A questão não se refere à maciez do papel higiênico. E sim ao fato de que florestas de enorme importância ecológica estão sendo destruídas simplesmente porque certas empresas deixam de investir em tecnologia sustentável, impondo um ônus a toda sociedade e às futuras gerações. O Brasil nesse campo pode dar exemplo, pelo fato de que pelo espírito visionário de um empresário já falecido, Max Feffer, inovamos na produção de papel e celulose, tornando-nos um exemplo em termos de competitividade e inovação tecnológica.

 

A tendência irreversível das próximas décadas é a preocupação com o meio ambiente em todo o ciclo de vida dos produtos. Produzir com menor intensidade de recursos ambientais, entre os quais energia, e assegurar que os bens sejam reciclados após o consumo.

 

Os líderes empresariais presentes no encontro com o Príncipe Charles têm clareza quanto ao seu papel no combate ao aquecimento global. E ainda que se leve em consideração a complexidade das negociações em curso sobre os compromissos dos países a serem firmados em Copenhague no final do ano (COP 15), deixaram claro que pretendem se engajar efetivamente na oferta de soluções para os problemas climáticos do planeta.

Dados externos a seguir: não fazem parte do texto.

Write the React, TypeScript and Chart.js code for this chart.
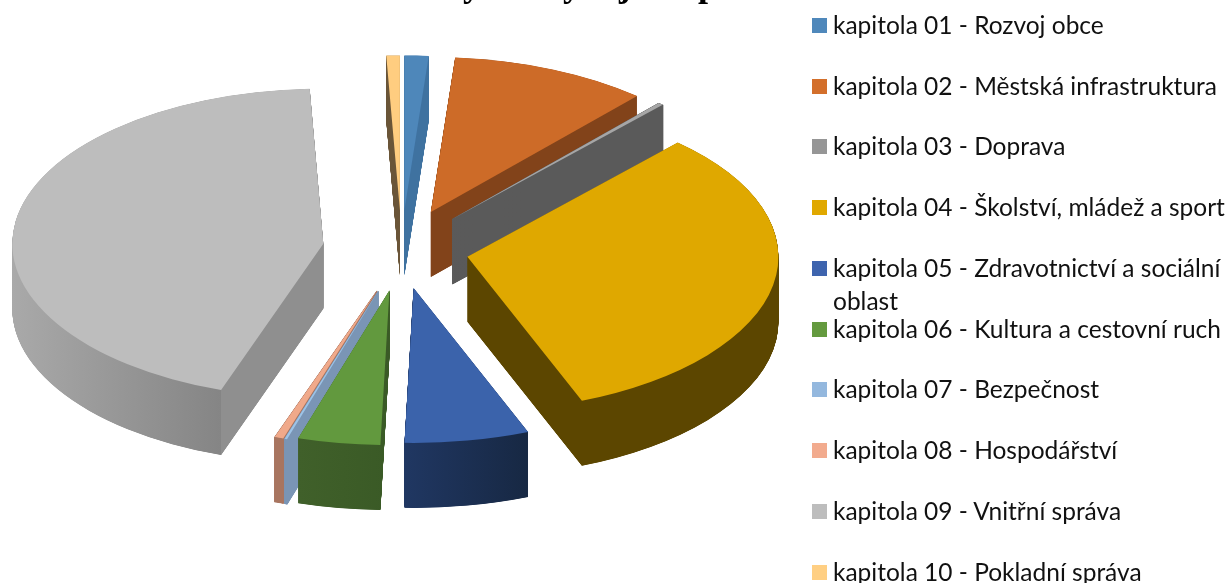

Não apenas pelo fato de que a sobrevivência de seus negócios depende desse engajamento, mas fundamentalmente porque compreendem a urgência de atuarem na construção de uma cidadania planetária.

 

A cidadania planetária requer que tenhamos acesso a bens e serviços mais sustentáveis. Governos preocupados com médio e longo prazo. Comunidade científica engajada em diagnósticos e soluções efetivas. Mídia preparada para compreensão e divulgação adequada dos problemas. Sociedade civil aberta a alianças estratégicas. E principalmente, indivíduos eticamente comprometidos com o bem coletivo.